5. For each trial calculate the clockwise and anticlockwise moments and verify that \sum M = 0 within experimental uncertainty.

Data Table

Trial	d₁ (m)	d₂ (m)	m₁ (kg)	m₂ (kg)	Moment left M₁ = m₁ g d₁ (N·m)	Moment right M₂ = m₂ g d₂ (N·m)	\sum M (N·m)
1	0.10	0.20	0.200	0.100	0.200 × 9.8 × 0.10 = 0.196	0.100 × 9.8 × 0.20 = 0.196	≈ 0
2	0.15	0.25	0.150	0.090	0.150 × 9.8 × 0.15 = 0.221	0.090 × 9.8 × 0.25 = 0.221	≈ 0
3	0.12	0.30	0.250	0.100	0.250 × 9.8 × 0.12 = 0.294	0.100 × 9.8 × 0.30 = 0.294	≈ 0

Theoretical Explanation

When the board is in equilibrium the clockwise and anticlockwise moments balance:

\[ M_{\text{left}} = m_1 g d_1,\qquad M_{\text{right}} = m_2 g d_2 \]

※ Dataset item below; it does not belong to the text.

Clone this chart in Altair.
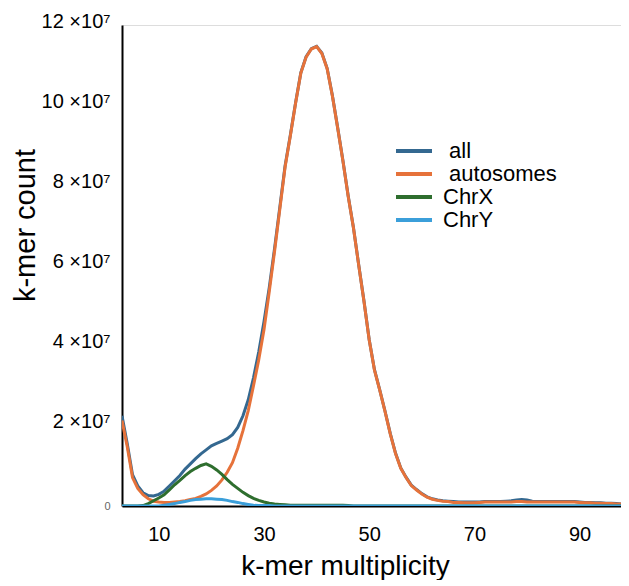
import altair as alt
import pandas as pd

# k-mer multiplicity (x) and counts in units of 10^7
MULT = list(range(3, 100))

ALL = [2.25, 1.55, 0.78, 0.50, 0.33, 0.26, 0.25, 0.29, 0.37, 0.50,
       0.63, 0.76, 0.92, 1.05, 1.18, 1.30, 1.40, 1.50, 1.56, 1.62,
       1.68, 1.78, 1.96, 2.25, 2.65, 3.20, 3.85, 4.60, 5.45, 6.42,
       7.45, 8.48, 9.25, 10.06, 10.81, 11.21, 11.41, 11.47, 11.30, 10.92,
       10.24, 9.44, 8.62, 7.74, 6.95, 6.02, 5.12, 4.15, 3.40, 2.90,
       2.37, 1.81, 1.32, 0.95, 0.72, 0.52, 0.41, 0.31, 0.23, 0.18,
       0.15, 0.13, 0.12, 0.11, 0.10, 0.10, 0.10, 0.10, 0.10, 0.11,
       0.11, 0.11, 0.11, 0.12, 0.13, 0.15, 0.16, 0.15, 0.12, 0.11,
       0.11, 0.11, 0.11, 0.11, 0.11, 0.11, 0.11, 0.10, 0.09, 0.09,
       0.08, 0.08, 0.07, 0.07, 0.06, 0.05, 0.05]

AUTOSOMES = [2.13, 1.48, 0.71, 0.44, 0.28, 0.18, 0.12, 0.10, 0.09, 0.09,
             0.10, 0.11, 0.13, 0.16, 0.19, 0.24, 0.30, 0.39, 0.50, 0.65,
             0.84, 1.08, 1.44, 1.88, 2.38, 3.00, 3.65, 4.40, 5.35, 6.35,
             7.40, 8.45, 9.23, 10.05, 10.80, 11.20, 11.40, 11.46, 11.29, 10.91,
             10.23, 9.43, 8.61, 7.73, 6.94, 6.01, 5.11, 4.14, 3.39, 2.89,
             2.36, 1.80, 1.31, 0.94, 0.71, 0.51, 0.40, 0.30, 0.22, 0.17,
             0.14, 0.12, 0.11, 0.09, 0.09, 0.08, 0.08, 0.08, 0.09, 0.10,
             0.10, 0.10, 0.10, 0.10, 0.10, 0.11, 0.11, 0.10, 0.10, 0.10,
             0.10, 0.10, 0.10, 0.10, 0.10, 0.10, 0.10, 0.09, 0.08, 0.08,
             0.07, 0.07, 0.06, 0.06, 0.05, 0.05, 0.05]

CHRX = [0.00, 0.00, 0.00, 0.00, 0.01, 0.06, 0.13, 0.20, 0.28, 0.40,
        0.53, 0.64, 0.76, 0.86, 0.94, 1.01, 1.05, 0.99, 0.90, 0.79,
        0.66, 0.54, 0.44, 0.34, 0.26, 0.19, 0.14, 0.10, 0.07, 0.05,
        0.04, 0.03, 0.02, 0.02, 0.02, 0.02, 0.02, 0.02, 0.02, 0.02,
        0.02, 0.02, 0.02, 0.01, 0.00, 0.00, 0.00, 0.00, 0.00, 0.00,
        0.00, 0.00, 0.00, 0.00, 0.00, 0.00, 0.00, 0.00, 0.00, 0.00,
        0.00, 0.00, 0.00, 0.00, 0.00, 0.00, 0.00, 0.00, 0.00, 0.00,
        0.00, 0.00, 0.00, 0.00, 0.00, 0.00, 0.00, 0.00, 0.00, 0.00,
        0.00, 0.00, 0.00, 0.00, 0.00, 0.00, 0.00, 0.00, 0.00, 0.00,
        0.00, 0.00, 0.00, 0.00, 0.00, 0.00, 0.00]

CHRY = [0.00, 0.00, 0.00, 0.00, 0.00, 0.00, 0.00, 0.00, 0.02, 0.04,
        0.06, 0.09, 0.11, 0.14, 0.16, 0.17, 0.18, 0.18, 0.17, 0.16,
        0.14, 0.11, 0.09, 0.06, 0.04, 0.02, 0.01, 0.01, 0.01, 0.00,
        0.00, 0.00, 0.00, 0.00, 0.00, 0.00, 0.00, 0.00, 0.00, 0.00,
        0.00, 0.00, 0.00, 0.00, 0.00, 0.00, 0.00, 0.00, 0.00, 0.00,
        0.00, 0.00, 0.00, 0.00, 0.00, 0.00, 0.00, 0.00, 0.00, 0.00,
        0.00, 0.00, 0.00, 0.00, 0.00, 0.00, 0.00, 0.00, 0.00, 0.00,
        0.00, 0.00, 0.00, 0.00, 0.00, 0.00, 0.00, 0.00, 0.00, 0.00,
        0.00, 0.00, 0.00, 0.00, 0.00, 0.00, 0.00, 0.00, 0.00, 0.00,
        0.00, 0.00, 0.00, 0.00, 0.00, 0.00, 0.00]

SERIES = ["all", "autosomes", "ChrX", "ChrY"]
COLORS = ["#346890", "#e6723a", "#2e6e2e", "#3b9fda"]
X_TICKS = [10, 30, 50, 70, 90]
Y_TICKS = [0, 2, 4, 6, 8, 10, 12]

rows = []
for name, vals in zip(SERIES, [ALL, AUTOSOMES, CHRX, CHRY]):
    for m, v in zip(MULT, vals):
        rows.append({"multiplicity": m, "count": v, "series": name})
df = pd.DataFrame(rows)

FONT = "Liberation Sans"

color = alt.Color(
    "series:N",
    scale=alt.Scale(domain=SERIES, range=COLORS),
    legend=alt.Legend(
        title=None,
        orient="none",
        legendX=281,
        legendY=115,
        padding=0,
        symbolType="M-3,0H3",
        symbolSize=144,
        symbolStrokeWidth=4,
        labelFontSize=22,
        labelFont=FONT,
        labelColor="black",
        labelOffset=18,
        rowPadding=1,
        labelExpr="(datum.label == 'all' || datum.label == 'autosomes') ? '\u200b\u00a0' + datum.label : datum.label",
    ),
)

x = alt.X(
    "multiplicity:Q",
    scale=alt.Scale(domain=[3, 97.87], nice=False, zero=False),
    axis=alt.Axis(
        values=X_TICKS,
        title="k-mer multiplicity",
        titleFontSize=28,
        titleFont=FONT,
        titleFontWeight="normal",
        titleColor="black",
        titleX=223,
        titleY=68,
        titleAlign="center",
        titleBaseline="alphabetic",
        labelFontSize=20,
        labelFont=FONT,
        labelColor="black",
        labelPadding=18,
        ticks=False,
        tickSize=0,
        domainColor="black",
        domainWidth=2,
        grid=False,
    ),
)

y = alt.Y(
    "count:Q",
    scale=alt.Scale(domain=[0, 12], nice=False),
    axis=alt.Axis(
        values=Y_TICKS,
        labelExpr="datum.value == 0 ? '0' : datum.value + ' \u00d710\u2077'",
        labelFontSize={"condition": {"test": "datum.value == 0", "value": 11}, "value": 20},
        labelColor={"condition": {"test": "datum.value == 0", "value": "#666666"}, "value": "black"},
        labelOffset={"condition": {"test": "datum.value == 0", "value": 0}, "value": -4},
        labelFont=FONT,
        labelPadding=12,
        title="k-mer count",
        titleFontSize=29,
        titleFont=FONT,
        titleFontWeight="normal",
        titleColor="black",
        titleX=-88,
        titleY=200,
        titleAngle=270,
        titleAlign="center",
        titleBaseline="alphabetic",
        ticks=False,
        tickSize=0,
        domainColor="black",
        domainWidth=2,
        grid=False,
    ),
)

base = alt.Chart(df).mark_line(strokeWidth=3, clip=True).encode(x=x, y=y, color=color)
layers = [base.transform_filter(alt.datum.series == s) for s in SERIES]

chart = (
    alt.layer(*layers)
    .properties(
        width=499,
        height=481,
        autosize=alt.AutoSizeParams(type="none"),
        padding={"left": 114, "top": 17, "right": 0, "bottom": 74},
    )
    .configure_view(stroke=None)
    .configure(background="white")
)

chart.save("out.html", embed_options={"renderer": "svg", "actions": False})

Taking clockwise as positive, the condition \sum M = 0 gives

\[ m_1 g d_1 - m_2 g d_2 = 0 \;\Longrightarrow\; m_1 d_1 = m_2 d_2 \]

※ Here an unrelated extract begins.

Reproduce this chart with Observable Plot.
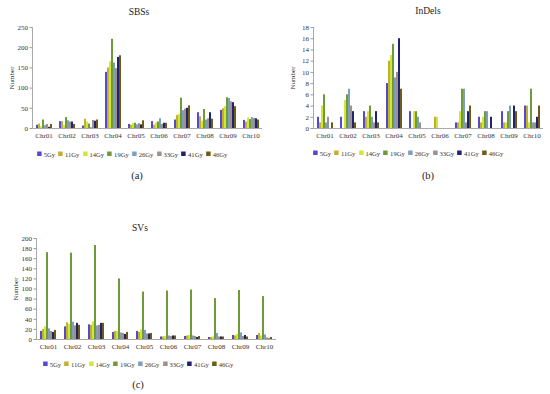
<!DOCTYPE html>
<html><head><meta charset="utf-8">
<script src="https://cdn.jsdelivr.net/npm/d3@7"></script>
<script src="https://cdn.jsdelivr.net/npm/@observablehq/plot@0.6"></script>
<style>
body{margin:0;background:#fff;}
#root{position:relative;width:550px;height:394px;overflow:hidden;font-family:"Liberation Serif",serif;background:#fff;}
.abs{position:absolute;}
.ttl{font-size:9.5px;color:#222;text-align:center;transform:translate(-50%,-50%);white-space:nowrap;}
.cap{font-size:10.5px;color:#222;text-align:center;transform:translate(-50%,-50%);white-space:nowrap;}
.lgwrap{transform:translate(-50%,-50%);}
.lg-swatches{min-height:0 !important;margin:0 !important;justify-content:center;flex-wrap:nowrap !important;}
.lg-swatch{margin-right:3.5px !important;}
.lg-swatch svg{margin-right:2px !important;}
</style></head><body><div id="root"></div>
<script>
const chromosomes = ["Chr01","Chr02","Chr03","Chr04","Chr05","Chr06","Chr07","Chr08","Chr09","Chr10"];
const doses = ["5Gy","11Gy","14Gy","19Gy","26Gy","33Gy","41Gy","46Gy"];
const doseColors = ["#5549cf","#c2b12e","#d2e63a","#6f9b36","#7e9ebf","#a18f8b","#1f2370","#6e5c14"];

// rows = chromosomes, columns = doses (5Gy..46Gy)
const sbsValues = [
  [8, 11, 4, 21, 7, 10, 3, 10],
  [17, 17, 7, 27, 19, 16, 16, 10],
  [6, 23, 16, 11, 2, 20, 18, 21],
  [139, 150, 165, 221, 162, 148, 176, 180],
  [10, 8, 12, 13, 9, 12, 9, 19],
  [17, 8, 14, 16, 24, 10, 13, 13],
  [21, 32, 35, 75, 44, 48, 50, 56],
  [39, 29, 18, 47, 21, 24, 39, 23],
  [45, 49, 54, 76, 74, 66, 64, 54],
  [20, 16, 26, 22, 27, 25, 24, 21]
];
const indelValues = [
  [2, 1, 4, 6, 1, 2, 0, 1],
  [2, 0, 5, 6, 7, 4, 3, 1],
  [3, 2, 3, 4, 2, 1, 3, 1],
  [8, 12, 13, 15, 9, 10, 16, 7],
  [3, 0, 3, 3, 2, 1, 0, 0],
  [0, 2, 2, 0, 0, 0, 0, 0],
  [1, 1, 3, 7, 7, 1, 3, 4],
  [2, 1, 2, 3, 3, 0, 2, 0],
  [3, 1, 1, 3, 4, 0, 4, 3],
  [4, 4, 1, 7, 1, 1, 2, 4]
];
const svValues = [
  [16, 20, 25, 172, 21, 16, 14, 18],
  [25, 33, 30, 171, 34, 27, 32, 28],
  [29, 28, 35, 186, 27, 28, 32, 32],
  [14, 16, 16, 120, 13, 12, 10, 14],
  [16, 14, 19, 94, 18, 11, 11, 12],
  [5, 5, 6, 96, 7, 6, 7, 7],
  [6, 7, 8, 98, 7, 6, 4, 6],
  [4, 4, 5, 81, 12, 5, 5, 5],
  [8, 7, 10, 97, 13, 6, 8, 5],
  [8, 12, 7, 85, 9, 3, 1, 4]
];
const sbsTicks = [0, 50, 100, 150, 200, 250];
const indelTicks = [0, 2, 4, 6, 8, 10, 12, 14, 16, 18];
const svTicks = [0, 20, 40, 60, 80, 100, 120, 140, 160, 180, 200];

function tidy(values) {
  return chromosomes.flatMap((c, i) => doses.map((d, j) => ({chr: c, dose: d, value: values[i][j]})));
}

function panel({values, ticks, width, height, mt, mb, ml, mr}) {
  const data = tidy(values);
  return Plot.plot({
    width, height, marginTop: mt, marginBottom: mb, marginLeft: ml, marginRight: mr,
    style: {fontFamily: "'Liberation Serif', serif", fontSize: "7px", color: "#333", background: "transparent", overflow: "visible", maxWidth: "none"},
    fx: {domain: chromosomes, padding: 0, label: null},
    x: {domain: doses, axis: null, paddingInner: 0.22, paddingOuter: 0.62},
    y: {domain: [ticks[0], ticks[ticks.length - 1]], label: null},
    color: {domain: doses, range: doseColors},
    marks: [
      Plot.barY(data, {fx: "chr", x: "dose", y: "value", fill: "dose"}),
      Plot.ruleY([0], {stroke: "#aaa", strokeWidth: 1}),
      Plot.axisFx({anchor: "bottom", tickSize: 0, tickPadding: 5, label: null}),
      Plot.axisY({ticks, tickSize: 2.5, tickPadding: 2, stroke: "#999", label: "Number", labelAnchor: "center", labelArrow: "none", labelOffset: 23}),
      Plot.frame({anchor: "left", facetAnchor: "left", stroke: "#aaa"})
    ]
  });
}

function legend() {
  return Plot.legend({
    color: {domain: doses, range: doseColors},
    legend: "swatches", swatchSize: 4.5, className: "lg",
    style: {fontSize: "6.6px", fontFamily: "'Liberation Serif', serif", color: "#333"}
  });
}

const root = document.getElementById("root");
function place(el, left, top, cls) {
  const d = document.createElement("div");
  d.className = "abs" + (cls ? " " + cls : "");
  d.style.left = left + "px"; d.style.top = top + "px";
  if (typeof el === "string") d.textContent = el; else d.appendChild(el);
  root.appendChild(d);
  return d;
}

// (a) SBSs
place(panel({values: sbsValues, ticks: sbsTicks, width: 275, height: 145, mt: 27, mb: 17, ml: 31, mr: 12}), 0, 0);
place("SBSs", 139, 12, "ttl");
place(legend(), 134, 154, "lgwrap");
place("(a)", 137, 175, "cap");

// (b) InDels
place(panel({values: indelValues, ticks: indelTicks, width: 275, height: 145, mt: 27, mb: 17, ml: 34, mr: 4}), 275, 0);
place("InDels", 428, 11, "ttl");
place(legend(), 410, 153, "lgwrap");
place("(b)", 428, 175, "cap");

// (c) SVs
const clip = document.createElement("div");
clip.style.cssText = "position:absolute;left:0;top:0;width:276px;height:394px;overflow:hidden;";
const svPlot = panel({values: svValues, ticks: svTicks, width: 282, height: 356, mt: 238, mb: 17, ml: 31, mr: 2});
clip.appendChild(svPlot);
root.appendChild(clip);
place("SVs", 140, 228, "ttl");
place(legend(), 140, 364, "lgwrap");
place("(c)", 138, 384, "cap");
</script></body></html>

Thus, for any pair of vertical forces the product of the force magnitude and its perpendicular lever arm must be equal for the net moment to vanish. The pivot supplies a vertical reaction force, so the separate condition \sum \mathbf{F}=0 is also satisfied.

Sources of Error

• Friction at the pivot introduces a small resisting torque.
• Inaccurate measurement of the distances d₁ and d₂.
• Masses not centred on the strings, altering the effective lever arm.
• Air currents, vibrations, or elasticity of the strings.
• Parallax error when reading the scale on the masses.

Conclusion

The experiment confirms the Cambridge IGCSE (0625) principle that an object in static equilibrium experiences no resultant moment. By adjusting the masses until m₁ d₁ = m₂ d₂, the clockwise and anticlockwise torques cancel, giving \sum M = 0. Simultaneously, the support at the pivot provides an equal and opposite reaction, ensuring \sum \mathbf{F}=0. This demonstrates that both the net force and the net moment must vanish for true static equilibrium.